What: Portsmouth Premiere of Esperanto
When: Thursday, July 21. Doors at 6:00, Film at 7:00.
Where: Cisco Brewers Portsmouth
How Much: Pay what you can!
It’s that simple – we want our events to be accessible for the entire biking community. Whether you can support with a $20 ticket or will join us for $5, our hope is the give-and-take will allow us to continue to bring our films to you, while making the events more inclusive for everyone to enjoy the premieres.

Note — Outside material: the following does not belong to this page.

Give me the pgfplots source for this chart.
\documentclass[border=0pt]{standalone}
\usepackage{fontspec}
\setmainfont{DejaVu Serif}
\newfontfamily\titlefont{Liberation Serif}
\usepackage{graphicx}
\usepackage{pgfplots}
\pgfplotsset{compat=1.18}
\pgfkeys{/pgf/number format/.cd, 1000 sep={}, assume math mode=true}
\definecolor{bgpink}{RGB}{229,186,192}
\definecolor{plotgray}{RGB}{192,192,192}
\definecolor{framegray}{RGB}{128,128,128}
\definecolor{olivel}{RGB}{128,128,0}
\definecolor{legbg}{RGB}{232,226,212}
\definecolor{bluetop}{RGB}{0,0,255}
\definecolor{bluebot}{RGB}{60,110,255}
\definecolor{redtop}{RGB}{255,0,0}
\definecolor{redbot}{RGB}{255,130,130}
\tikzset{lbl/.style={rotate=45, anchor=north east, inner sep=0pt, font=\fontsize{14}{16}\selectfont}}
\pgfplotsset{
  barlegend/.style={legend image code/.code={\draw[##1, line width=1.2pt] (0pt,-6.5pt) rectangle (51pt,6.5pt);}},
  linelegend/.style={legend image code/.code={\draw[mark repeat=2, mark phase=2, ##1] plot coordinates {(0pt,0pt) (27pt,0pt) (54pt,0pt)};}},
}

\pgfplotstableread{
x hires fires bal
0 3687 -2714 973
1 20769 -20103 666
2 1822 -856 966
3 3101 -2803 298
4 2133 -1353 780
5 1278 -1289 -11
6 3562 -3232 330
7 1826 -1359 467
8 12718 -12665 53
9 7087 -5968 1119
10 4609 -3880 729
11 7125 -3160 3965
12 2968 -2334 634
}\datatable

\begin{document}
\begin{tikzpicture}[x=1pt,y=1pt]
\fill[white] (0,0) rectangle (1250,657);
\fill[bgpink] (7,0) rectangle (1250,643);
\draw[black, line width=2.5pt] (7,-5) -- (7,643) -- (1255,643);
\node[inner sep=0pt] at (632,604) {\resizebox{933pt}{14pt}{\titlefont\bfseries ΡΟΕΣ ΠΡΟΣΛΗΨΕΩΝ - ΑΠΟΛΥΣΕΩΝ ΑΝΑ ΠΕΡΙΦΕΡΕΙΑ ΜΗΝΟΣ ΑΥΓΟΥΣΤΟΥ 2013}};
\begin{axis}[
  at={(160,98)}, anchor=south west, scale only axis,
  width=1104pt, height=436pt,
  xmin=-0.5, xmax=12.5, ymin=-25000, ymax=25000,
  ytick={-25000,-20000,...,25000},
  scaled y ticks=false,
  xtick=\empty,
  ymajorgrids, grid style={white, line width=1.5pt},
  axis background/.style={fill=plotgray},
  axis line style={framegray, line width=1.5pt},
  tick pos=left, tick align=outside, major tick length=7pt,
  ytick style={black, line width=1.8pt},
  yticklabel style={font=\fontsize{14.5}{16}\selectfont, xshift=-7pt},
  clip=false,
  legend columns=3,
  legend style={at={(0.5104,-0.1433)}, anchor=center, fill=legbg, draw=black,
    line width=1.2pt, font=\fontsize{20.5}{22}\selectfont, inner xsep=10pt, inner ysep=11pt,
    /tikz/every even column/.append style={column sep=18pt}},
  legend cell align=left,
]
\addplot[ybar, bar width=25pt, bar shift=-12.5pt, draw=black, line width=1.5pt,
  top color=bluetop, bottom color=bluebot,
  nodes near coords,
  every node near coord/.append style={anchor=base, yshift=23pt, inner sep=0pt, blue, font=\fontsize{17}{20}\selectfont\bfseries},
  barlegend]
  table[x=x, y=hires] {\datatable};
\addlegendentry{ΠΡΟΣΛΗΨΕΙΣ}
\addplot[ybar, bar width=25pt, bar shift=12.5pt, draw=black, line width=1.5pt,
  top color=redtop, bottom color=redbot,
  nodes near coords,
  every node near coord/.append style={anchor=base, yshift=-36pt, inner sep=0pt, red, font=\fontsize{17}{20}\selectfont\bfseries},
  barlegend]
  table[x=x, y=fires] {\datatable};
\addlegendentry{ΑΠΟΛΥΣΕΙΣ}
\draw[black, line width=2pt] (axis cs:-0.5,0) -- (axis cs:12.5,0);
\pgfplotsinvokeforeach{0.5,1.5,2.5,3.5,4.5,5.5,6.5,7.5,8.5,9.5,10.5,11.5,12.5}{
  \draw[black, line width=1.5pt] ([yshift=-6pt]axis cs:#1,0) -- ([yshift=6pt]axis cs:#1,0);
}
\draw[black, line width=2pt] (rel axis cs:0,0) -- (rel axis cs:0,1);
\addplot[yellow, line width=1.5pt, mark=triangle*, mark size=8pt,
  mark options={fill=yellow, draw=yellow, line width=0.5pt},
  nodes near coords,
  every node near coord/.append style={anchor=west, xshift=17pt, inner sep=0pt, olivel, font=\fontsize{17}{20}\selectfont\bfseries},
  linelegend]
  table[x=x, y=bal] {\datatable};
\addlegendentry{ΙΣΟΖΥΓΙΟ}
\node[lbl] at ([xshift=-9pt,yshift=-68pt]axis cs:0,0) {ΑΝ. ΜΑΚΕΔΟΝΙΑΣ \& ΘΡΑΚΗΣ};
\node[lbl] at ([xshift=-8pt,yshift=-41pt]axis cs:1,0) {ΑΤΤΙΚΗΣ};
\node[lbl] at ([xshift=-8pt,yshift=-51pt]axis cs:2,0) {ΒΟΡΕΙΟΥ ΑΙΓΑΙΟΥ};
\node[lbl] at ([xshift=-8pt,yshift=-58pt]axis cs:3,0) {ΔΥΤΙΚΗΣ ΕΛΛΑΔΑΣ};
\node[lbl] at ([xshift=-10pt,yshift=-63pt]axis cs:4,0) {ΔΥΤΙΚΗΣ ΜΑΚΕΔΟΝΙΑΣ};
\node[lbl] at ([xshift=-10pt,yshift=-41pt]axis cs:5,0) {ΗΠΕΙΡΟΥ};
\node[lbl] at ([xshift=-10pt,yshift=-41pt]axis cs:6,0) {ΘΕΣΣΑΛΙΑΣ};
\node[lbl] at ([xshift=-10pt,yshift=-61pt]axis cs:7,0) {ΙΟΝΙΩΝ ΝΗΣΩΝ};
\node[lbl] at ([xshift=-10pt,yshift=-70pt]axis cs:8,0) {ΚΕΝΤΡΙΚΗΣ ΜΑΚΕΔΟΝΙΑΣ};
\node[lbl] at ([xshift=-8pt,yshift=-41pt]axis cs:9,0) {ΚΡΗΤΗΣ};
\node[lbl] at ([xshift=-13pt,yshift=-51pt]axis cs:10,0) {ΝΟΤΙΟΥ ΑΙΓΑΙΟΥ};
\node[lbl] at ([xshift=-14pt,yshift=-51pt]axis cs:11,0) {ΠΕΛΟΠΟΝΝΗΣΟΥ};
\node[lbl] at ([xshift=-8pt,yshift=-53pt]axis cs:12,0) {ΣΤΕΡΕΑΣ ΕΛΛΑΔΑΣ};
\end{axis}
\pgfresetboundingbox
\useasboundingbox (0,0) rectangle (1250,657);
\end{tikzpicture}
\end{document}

On Thursday, July 21, join TGR at Cisco Brewers in Portsmouth, NH for the one-night only premiere of our new mountain bike film, Esperanto. Come out early to enjoy food and drinks from Cisco Brewers, plus there will be prize giveaways from our partners at Specialized, Dometic, Tincup, Ride Concepts and more! This is the summer event you do not want to miss.
About the Film
Esperanto is TGR’s latest action-packed mountain bike film with an added twist. Mixing the rock stars of the sport with a cast of unknown and up-and-coming heroes, the film explores how we share our dreams through a universal two-wheeled language no matter what our native tongue may be. The sacred ritual of the ride might sound different all across the world – whether it’s a full-face getting pulled down to drop into a big jump line or wheeling a beat-up bike out of a mud hut to pedal to school – but it’s a universal process no matter what language we speak. As we view this visual tapestry featuring next-level riding in unusual locations all across the globe, we hear a voice speaking a language we’ve never heard: There are more than 7,000 languages spoken on Earth. In 1887 a Polish-Jewish doctor named L.L. Zamenhof created a new one, a universal second language based on a combination of existing widely-spoken European languages. Its goal is to help bring people together from different ideologies, beliefs, and nations and ultimately to help end war. The language was called Esperanto. Translated into English it means ‘one who hopes.’ Today, Esperanto might remain elusive, but the dream of a shared language Spoken Worldwide still flourishes. You just have to know where to look for it.